Some members of the Frederick County Charter Review Commission say they are ready to look at the county budget process and the balance of power between the county executive and council to see if some changes to the county charter need to be made.
After just five years of using this new form of county executive/council government, would Charter Review Commission members think that it might be time for such a significant, fundamental change?
The charter does create a fairly powerful executive office. Here’s how the budget process works now: The county executive holds public hearings in December and March and then introduces a budget to the County Council by April 15.
The council can decrease line items in that budget, outside of education funding, but it cannot increase line items without approval of the executive. The budget must be passed by the council by May 31, and requires at least four “yes” votes. The executive’s budget automatically would become law if the council can’t reach a majority vote.
The roles are similar to the state, where the Maryland General Assembly reviews the budget proposed by governor but cannot increase a line item without the governor’s agreement. The state has no provision for the governor’s budget to become law if the Legislature cannot agree.
In the few years that the Frederick County charter has been in force, no budget has failed to reach majority approval. So, what seems to be the problem?
John Daniels, the commission’s vice chair, told News-Post reporter Steve Bohnel that he has heard from current and former council members and county residents who see the need for giving the council more power, especially in the annual budget process.
“It’s conceivable that’s one of the things that could advance, but it’s way too early for me to predicate about what’s on the other end,” Daniels said.
He added, however, that on the surface, giving the council more power might create a more “chaotic” situation during budget season, given competing priorities.
Writing a budget is quintessentially an executive function.
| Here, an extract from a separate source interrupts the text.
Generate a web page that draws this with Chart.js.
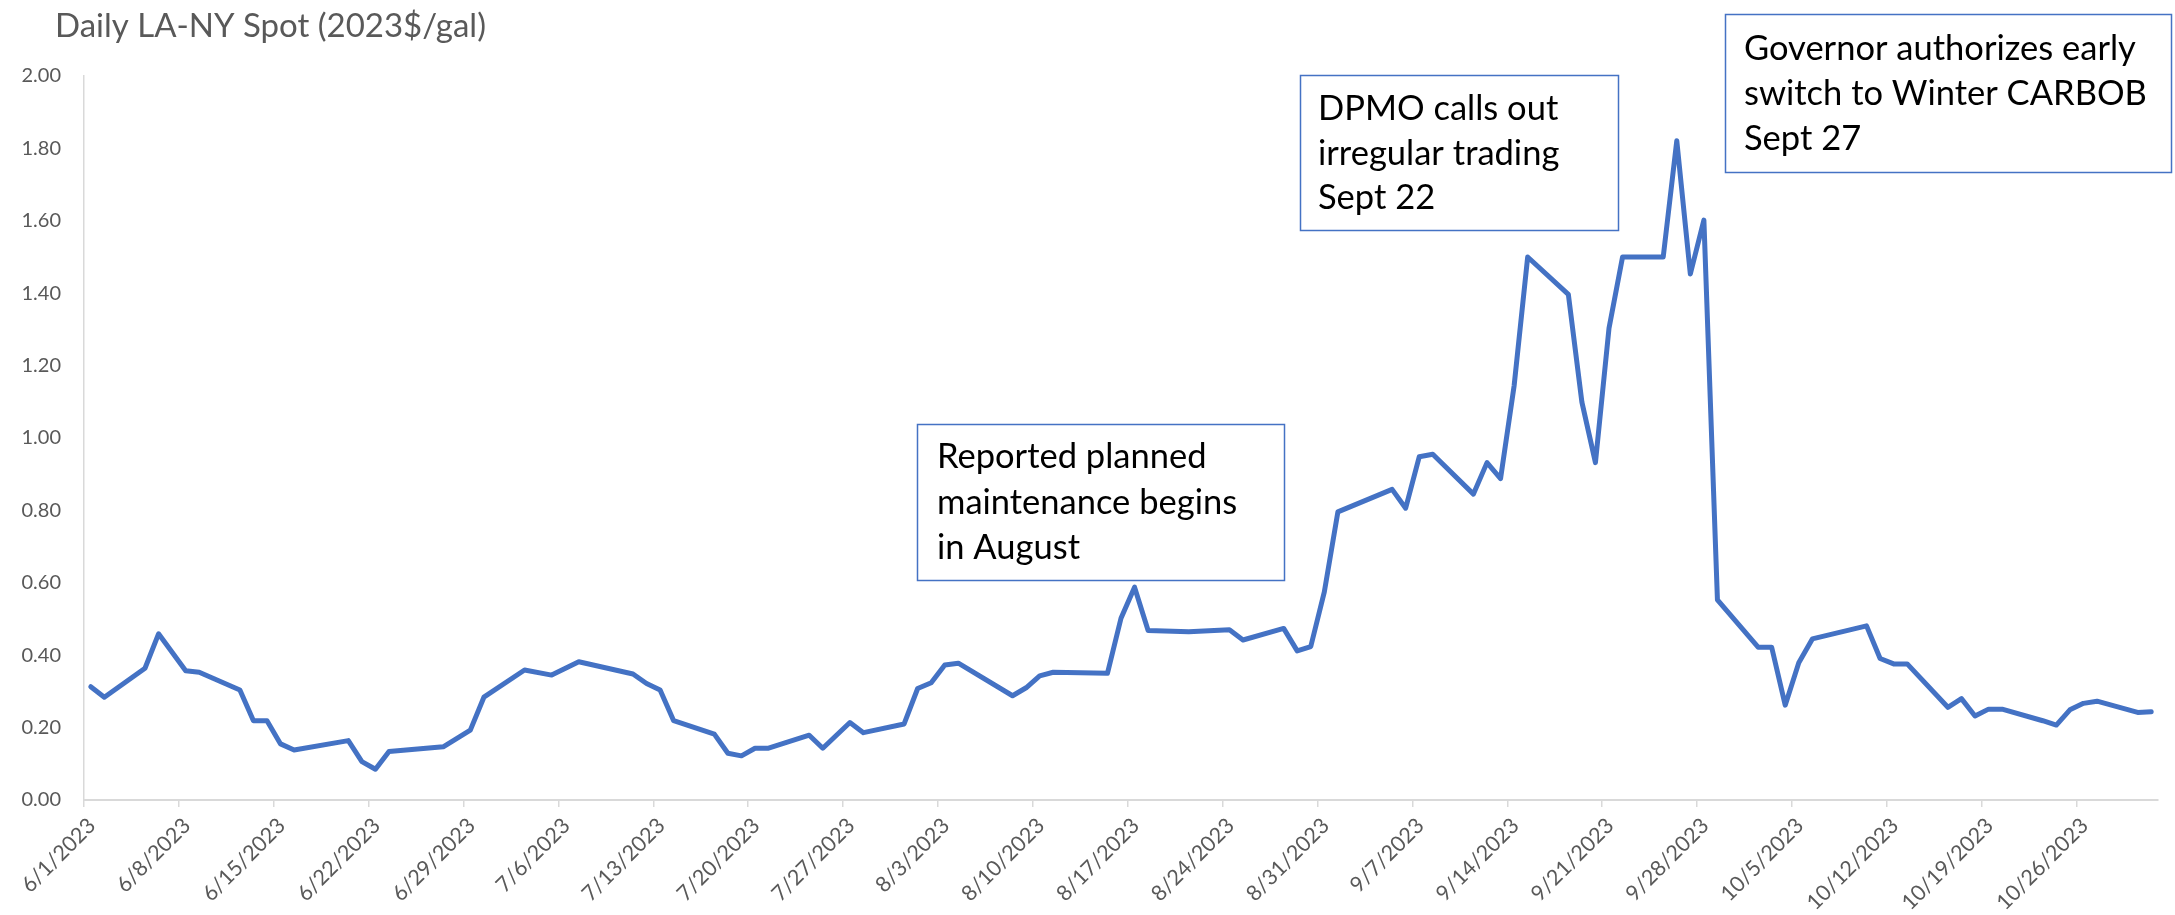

And giving the County Council power to increase spending in various line items without negotiating with the executive on reductions elsewhere is a recipe for gridlock and ultimately, disaster.
The sharing of power envisioned in the charter requires sensible compromise between the executive and council members. If we ever reach a situation where four of the seven council members cannot come to an agreement on a budget, we will have much more serious problems in this county.
Some commission members recognize the problem with acting too soon. Paul Gilligan said he would need to be convinced that the current balance between the county executive and council is inadequate. And Dylan Diggs told our reporter:
“I think we need to be open to the possibility of just doing tweaks and seeing how this experiment plays out. If there are [big changes], we need to do it, but if we keep on changing every five years based off of five years of experience ... then we might not be learning much.”
Exactly. Let’s give the charter at least a decade before we decide that we got it wrong the first time. If issues arise, we will see the problems and can then start working on solutions. But not yet.